Given the views om psychism at the time, it is entirely plausible that Gardener and pals were agnostic or even atheist, and viewed magic and witchcraft as a means of activating latent psychic abilities through psychological theater. Gardener himself abandoned his work with Ceremonial Magic relatively easily after a series of embarrassing failures and a snub from the great Crowley, only to suddenly emerge as an “initiate” of a “secret, ancient cult” that he had been working with forever, because if he didn’t mention his Ceremonialist past no one would remember, and all of the similarities between Wiccan ritual and Ceremonialist ritual is purely coincidental and probably an artifact of the influence of the ancient and universal pre-Christian pagan cult, and certainly not because Gardener simply repackaged the Ceremonialism he know in a shiny new coating. Didn’t seem to have any issues related to adopting or adjusting to new gods at all, or even mention experiences of worship, for that matter.
Heselton writes [in his biography of Gardener], “Indeed, he really didn’t, I think, have any of what we might call ‘spiritual’ feelings: at any rate, he never wrote about any.” Nor, in his assessment, did Gardner believe in spirits or have any success at working magick on his own (640).
Think about that, the chief founder of a new Pagan religion who never had one of those knock-you-down experiences with the gods that convinces you that She, He, or They are really there.
Wow. It really is starting to look like Gardener created Wicca not to develop a religious experience, but as a means of garnering status and justifying his desire to whip naked teenage girls.
But enough Wicca-bashing. It’s too easy, and perhaps a little unfair. I know several people who are devoted Wiccans, and who have a well developed (although somewhat hodgepodge) worship practice. And they get something out of it.
But none of them are Gardenarian Wiccans. They’re all eclectic. Which basically means they took a few elements of Wicca to use as a framework and filled the spaces with whatever took their fancies.
When people not in the know ask about the difference between witchcraft and paganism, what I usually tell them is along the lines of “Witchcraft is a practice or activity, paganism is a religion. Being pagan does not mean you do witchcraft, and doing witchcraft doe snot mean you’re pagan.” Gardener used the terms Witchcraft and Wicca almost interchangeably. So does this mean that Gardenarian Wicca isn’t really a religion?
Back to polytheism. I have always defined paganism as a belief in multiple gods.
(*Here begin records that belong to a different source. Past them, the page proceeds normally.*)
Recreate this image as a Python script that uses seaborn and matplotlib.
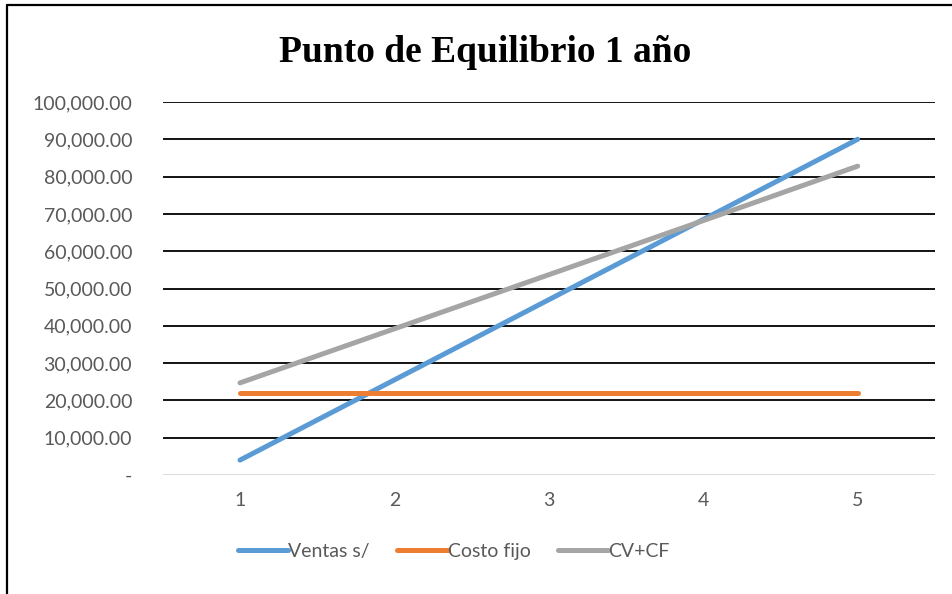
import pandas as pd
import seaborn as sns
import matplotlib.pyplot as plt
from matplotlib.lines import Line2D
from matplotlib.ticker import FuncFormatter

# data
periodos = [1, 2, 3, 4, 5]
ventas = [4000, 25500, 47000, 68500, 90000]
costo_fijo = [22000, 22000, 22000, 22000, 22000]
cv_cf = [24700, 39200, 53700, 68200, 82800]
series_names = ['Ventas s/', 'Costo fijo', 'CV+CF']
colors = ['#5B9BD5', '#ED7D31', '#A5A5A5']

df = pd.DataFrame({
    'periodo': periodos * 3,
    'valor': ventas + costo_fijo + cv_cf,
    'serie': [s for s in series_names for _ in periodos],
})

sns.set_style('white')
plt.rcParams['font.family'] = ['Lato', 'DejaVu Sans']

fig = plt.figure(figsize=(9.52, 5.94), dpi=100)
ax = fig.add_axes([0.171, 0.2003, 0.811, 0.628])

sns.lineplot(data=df, x='periodo', y='valor', hue='serie', palette=colors,
             linewidth=3.6, ax=ax, solid_capstyle='round', legend=True)

ax.set_xlim(0.5, 5.5)
ax.set_ylim(0, 100000)
ax.set_yticks(range(0, 100001, 10000))
ax.set_xticks(periodos)
ax.yaxis.set_major_formatter(FuncFormatter(lambda v, p: '-' if v == 0 else f'{v:,.2f}'))

# gridlines
for v in range(10000, 100001, 10000):
    ax.axhline(v, color='black', linewidth=1.3, zorder=0)
ax.axhline(0, color='#D9D9D9', linewidth=1.3, zorder=0)

for s in ax.spines.values():
    s.set_visible(False)
ax.tick_params(axis='both', length=0, labelsize=14, labelcolor='#595959')
ax.tick_params(axis='y', pad=22)
ax.tick_params(axis='x', pad=12)
ax.set_xlabel('')
ax.set_ylabel('')

ax.legend(loc='upper center', bbox_to_anchor=(0.377, -0.135), ncol=3, frameon=False,
          fontsize=14, labelcolor='#595959', handlelength=2.6, handletextpad=0.0,
          columnspacing=1.4)

fig.text(0.51, 0.912, 'Punto de Equilibrio 1 año', ha='center', va='center',
         fontsize=27, fontweight='bold', family='Liberation Serif', color='black')

# outer frame: only top and left edges are visible in the reference
fig.add_artist(Line2D([0.0075, 1.0], [0.991, 0.991], transform=fig.transFigure,
                      color='black', linewidth=1.6))
fig.add_artist(Line2D([0.0075, 0.0075], [0.0, 0.991], transform=fig.transFigure,
                      color='black', linewidth=1.6))

fig.savefig('out.png', dpi=100)
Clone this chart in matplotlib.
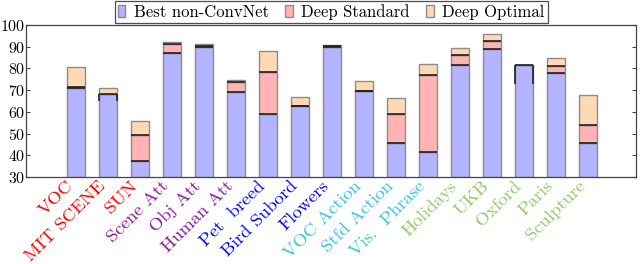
import matplotlib
matplotlib.use("Agg")
import matplotlib.pyplot as plt
from matplotlib.patches import Patch
import numpy as np

plt.rcParams['font.family'] = ['cmr10', 'DejaVu Serif']
plt.rcParams['mathtext.fontset'] = 'cm'
plt.rcParams['axes.formatter.use_mathtext'] = True

categories = ["VOC", "MIT SCENE", "SUN", "Scene Att", "Obj Att", "Human Att",
              "Pet  breed", "Bird Subord", "Flowers", "VOC Action", "Stfd Action",
              "Vis.  Phrase", "Holidays", "UKB", "Oxford", "Paris", "Sculpture"]
label_colors = ["#ff0000"] * 3 + ["#8b1a9b"] * 3 + ["#0000ff"] * 3 + \
               ["#33c5e0"] * 3 + ["#8fcc6a"] * 5

best_non_convnet = [70.8, 68.2, 37.4, 87.3, 90.0, 69.0, 59.2, 62.5, 89.9,
                    69.5, 45.7, 41.5, 81.8, 89.2, 81.5, 78.0, 45.5]
deep_standard = [71.6, 64.8, 49.5, 91.1, 90.3, 73.9, 78.4, 62.7, 90.3,
                 69.7, 58.8, 77.2, 86.0, 92.5, 73.0, 81.0, 53.8]
deep_optimal = [80.5, 71.2, 55.9, 92.1, 91.3, 74.5, 88.0, 66.8, 90.8,
                74.3, 66.2, 82.1, 89.6, 96.0, 81.5, 85.0, 67.6]

legend_labels = ["Best non-ConvNet", "Deep Standard", "Deep Optimal"]
c_blue, c_red, c_orange = "#b3b3ff", "#ffb3b3", "#ffd9b3"
edge = "#8c8c8c"

fig = plt.figure(figsize=(6.4, 2.64), dpi=100)
ax = fig.add_axes([0.041, 0.330, 0.953, 0.575])

x = np.arange(len(categories))
w = 0.56
base = 30
best = np.array(best_non_convnet)
std = np.array(deep_standard)
opt = np.array(deep_optimal)

# blue segment
ax.bar(x, best - base, w, bottom=base, color=c_blue, edgecolor=edge, linewidth=1.0, zorder=2)
# red segment (only where standard above best)
red_top = np.maximum(std, best)
ax.bar(x, red_top - best, w, bottom=best, color=c_red, edgecolor=edge, linewidth=1.0, zorder=2)
# orange segment
or_bottom = red_top
ax.bar(x, np.maximum(opt - or_bottom, 0), w, bottom=or_bottom, color=c_orange,
       edgecolor=edge, linewidth=1.0, zorder=2)

# black marker lines at segment tops
ax.hlines(best, x - w / 2, x + w / 2, colors="#222222", linewidth=1.2, zorder=3)
mask = std > best
ax.hlines(std[mask], x[mask] - w / 2, x[mask] + w / 2, colors="#222222", linewidth=1.2, zorder=3)
lo = ~mask
ax.vlines(x[lo] - w / 2, std[lo], best[lo], colors="#222222", linewidth=1.2, zorder=3)
ax.vlines(x[lo] + w / 2, std[lo], best[lo], colors="#222222", linewidth=1.2, zorder=3)

ax.set_xlim(-1.55, 17.5)
ax.set_ylim(30, 100)
ax.set_yticks(np.arange(30, 101, 10))
ax.tick_params(axis='y', direction='in', right=True, left=True, labelsize=11.5,
               length=3, color="#444444", pad=0.5)
ax.set_xticks(x)
ax.set_xticklabels(categories, rotation=45, ha='right', fontsize=13.4)
ax.tick_params(axis='x', length=0, pad=1)
for lab, c in zip(ax.get_xticklabels(), label_colors):
    lab.set_color(c)
for s in ax.spines.values():
    s.set_color("#444444")
    s.set_linewidth(0.9)

handles = [Patch(facecolor=c, edgecolor=edge, linewidth=1.0) for c in (c_blue, c_red, c_orange)]
leg = ax.legend(handles, legend_labels, loc='lower center', bbox_to_anchor=(0.50, 0.995),
                ncol=3, fontsize=12, frameon=True, fancybox=False, borderaxespad=0.15,
                handlelength=0.45, handleheight=0.75, handletextpad=0.5, columnspacing=1.0,
                borderpad=0.2)
leg.get_frame().set_edgecolor("#222222")
leg.get_frame().set_linewidth(0.9)

fig.savefig("out.png", dpi=100)
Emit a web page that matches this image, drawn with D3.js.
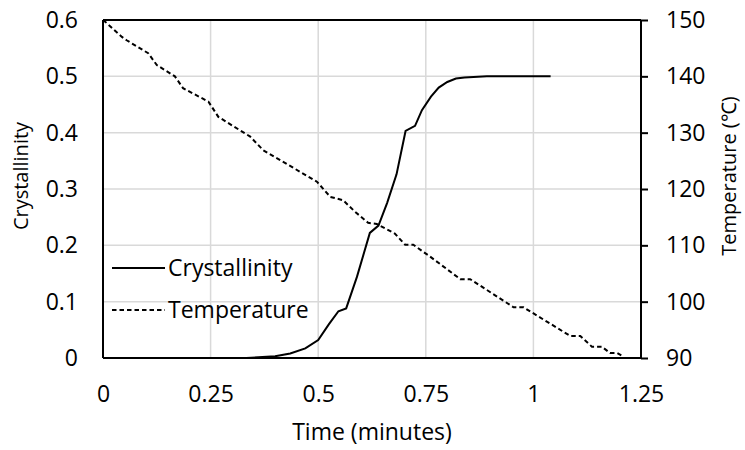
<!DOCTYPE html>
<html>
<head>
<meta charset="utf-8">
<script src="https://cdn.jsdelivr.net/npm/d3@7"></script>
<style>
  body { margin: 0; background: #fff; }
  text { font-family: "Open Sans", sans-serif; fill: #000; }
</style>
</head>
<body>
<div id="container"></div>
<script>
// time in minutes, crystallinity (0-1)
let crystTime = [0.333, 0.4, 0.435, 0.47, 0.5, 0.525, 0.547, 0.565, 0.59, 0.62, 0.64, 0.66, 0.682, 0.703, 0.725, 0.741, 0.762, 0.78, 0.8, 0.82, 0.84, 0.892, 1.04];
let crystValue = [0, 0.003, 0.008, 0.017, 0.032, 0.06, 0.083, 0.088, 0.144, 0.222, 0.235, 0.275, 0.326, 0.403, 0.412, 0.44, 0.464, 0.48, 0.49, 0.496, 0.498, 0.5, 0.5];

// time in minutes, temperature (C)
let tempTime = [0, 0.005, 0.044, 0.055, 0.105, 0.125, 0.167, 0.186, 0.245, 0.268, 0.342, 0.372, 0.497, 0.528, 0.558, 0.585, 0.616, 0.636, 0.678, 0.702, 0.721, 0.76, 0.83, 0.853, 0.954, 0.977, 1.086, 1.109, 1.136, 1.159, 1.178, 1.194, 1.21];
let tempValue = [150, 149.7, 147.0, 146.4, 144.1, 142.0, 140.0, 137.9, 135.5, 132.8, 129.3, 126.9, 121.3, 118.6, 118.0, 116.0, 114.0, 113.8, 112.1, 110.1, 110.1, 108.0, 104.0, 104.0, 99.0, 99.0, 93.9, 93.9, 92.0, 92.0, 90.9, 90.9, 90.2];

let xTicks = [0, 0.25, 0.5, 0.75, 1, 1.25];
let yTicks = [0, 0.1, 0.2, 0.3, 0.4, 0.5, 0.6];
let y2Ticks = [90, 100, 110, 120, 130, 140, 150];

let w = 745;
let h = 450;
let padLeft = 103, padRight = 641, padTop = 20, padBottom = 358;
let fontSize = "23px";
let titleSize = "20px";

let viz = d3.select("#container")
  .append("svg")
    .attr("width", w)
    .attr("height", h)
;

let xScale = d3.scaleLinear().domain([0, 1.25]).range([padLeft, padRight]);
let yScale = d3.scaleLinear().domain([0, 0.6]).range([padBottom, padTop]);
let y2Scale = d3.scaleLinear().domain([90, 150]).range([padBottom, padTop]);

// gridlines
let grid = viz.append("g").attr("class", "grid");
grid.selectAll(".vgrid").data(xTicks).enter()
  .append("line")
    .attr("x1", d => xScale(d)).attr("x2", d => xScale(d))
    .attr("y1", padTop).attr("y2", padBottom)
    .attr("stroke", "#d9d9d9").attr("stroke-width", 1.5)
;
grid.selectAll(".hgrid").data(yTicks).enter()
  .append("line")
    .attr("x1", padLeft).attr("x2", padRight)
    .attr("y1", d => yScale(d)).attr("y2", d => yScale(d))
    .attr("stroke", "#d9d9d9").attr("stroke-width", 1.5)
;

// axes
let xAxis = d3.axisBottom(xScale).tickValues(xTicks).tickSize(0)
  .tickFormat(d => String(d));
let xAxisGroup = viz.append("g")
    .attr("class", "xaxisgroup")
    .attr("transform", "translate(0," + padBottom + ")")
;
xAxisGroup.call(xAxis);

let yAxis = d3.axisLeft(yScale).tickValues(yTicks).tickSize(0).tickPadding(25)
  .tickFormat(d => String(d));
let yAxisGroup = viz.append("g")
    .attr("class", "yaxisgroup")
    .attr("transform", "translate(" + padLeft + ",0)")
;
yAxisGroup.call(yAxis);

let y2Axis = d3.axisRight(y2Scale).tickValues(y2Ticks).tickSize(7).tickPadding(18);
let y2AxisGroup = viz.append("g")
    .attr("class", "y2axisgroup")
    .attr("transform", "translate(" + padRight + ",0)")
;
y2AxisGroup.call(y2Axis);

viz.selectAll(".domain").remove();
viz.selectAll(".tick text").style("font-size", fontSize).style("font-family", "'Open Sans', sans-serif");
y2AxisGroup.selectAll(".tick line").attr("stroke", "#000").attr("stroke-width", 2);
xAxisGroup.selectAll(".tick text").attr("y", 36).attr("dy", "0.35em");

// frame
viz.append("line").attr("x1", padLeft).attr("x2", padRight).attr("y1", padTop).attr("y2", padTop)
  .attr("stroke", "#000").attr("stroke-width", 2);
viz.append("line").attr("x1", padLeft).attr("x2", padRight).attr("y1", padBottom).attr("y2", padBottom)
  .attr("stroke", "#000").attr("stroke-width", 2);
viz.append("line").attr("x1", padLeft).attr("x2", padLeft).attr("y1", padTop).attr("y2", padBottom)
  .attr("stroke", "#000").attr("stroke-width", 2);
viz.append("line").attr("x1", padRight).attr("x2", padRight).attr("y1", padTop).attr("y2", padBottom)
  .attr("stroke", "#000").attr("stroke-width", 2);

// lines
let crystLine = d3.line()
  .x((d, i) => xScale(crystTime[i]))
  .y(d => yScale(d));
let tempLine = d3.line()
  .x((d, i) => xScale(tempTime[i]))
  .y(d => y2Scale(d));

let graphGroup = viz.append("g").attr("class", "graphGroup");
graphGroup.append("path")
  .attr("d", tempLine(tempValue))
  .attr("fill", "none")
  .attr("stroke", "#000")
  .attr("stroke-width", 2)
  .attr("stroke-dasharray", "4.5,3");
graphGroup.append("path")
  .attr("d", crystLine(crystValue))
  .attr("fill", "none")
  .attr("stroke", "#000")
  .attr("stroke-width", 2);

// legend
let legend = viz.append("g").attr("class", "legend");
legend.append("line").attr("x1", 112).attr("x2", 165).attr("y1", 268).attr("y2", 268)
  .attr("stroke", "#000").attr("stroke-width", 2);
legend.append("text").attr("x", 168).attr("y", 268).attr("dy", "0.35em")
  .style("font-size", fontSize).text("Crystallinity");
legend.append("line").attr("x1", 112).attr("x2", 165).attr("y1", 310).attr("y2", 310)
  .attr("stroke", "#000").attr("stroke-width", 2).attr("stroke-dasharray", "4.5,3");
legend.append("text").attr("x", 168).attr("y", 310).attr("dy", "0.35em")
  .style("font-size", fontSize).text("Temperature");

// axis titles
viz.append("text")
  .attr("x", (padLeft + padRight) / 2).attr("y", 440)
  .attr("text-anchor", "middle")
  .style("font-size", fontSize)
  .text("Time (minutes)");
viz.append("text")
  .attr("transform", "translate(28,176) rotate(-90)")
  .attr("text-anchor", "middle")
  .style("font-size", titleSize)
  .text("Crystallinity");
viz.append("text")
  .attr("transform", "translate(736,176) rotate(-90)")
  .attr("text-anchor", "middle")
  .style("font-size", titleSize)
  .text("Temperature (\u2103)");
</script>
</body>
</html>
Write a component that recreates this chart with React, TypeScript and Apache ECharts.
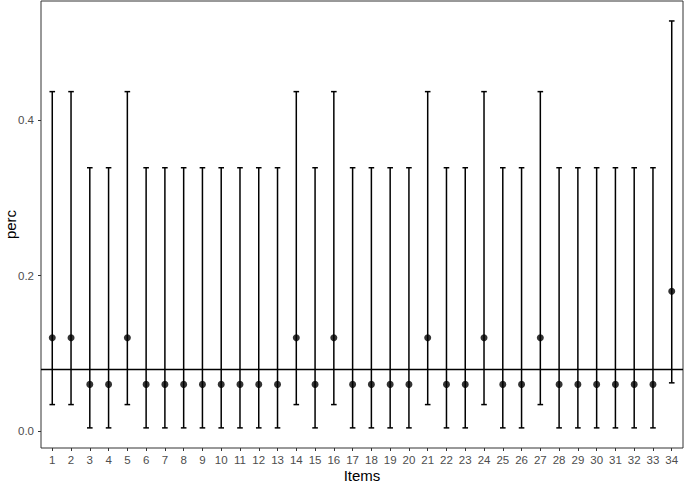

I can’t think of many pagans who disagree with this, and the ones that do are usually what I think of as “outlyers” – those who aren’t quite pagan but associate with pagans because they do magic of some kind. Paganism as a practice involves some form of devotion, directed at some kind of deity, which usually has some manner of divine associates. And what we’re seeing is that Gardener was pretty much ambivalent to gods as a concrete reality.
Is Wicca a religion? In its current form, absolutely. But it seems to be a religion built on the back of a practice that may not quite have been. And while that practice may accommodate a polytheists worldview fairly well, it does not require or dictate one.
And my conceptual rift between Wicca and Paganism widens.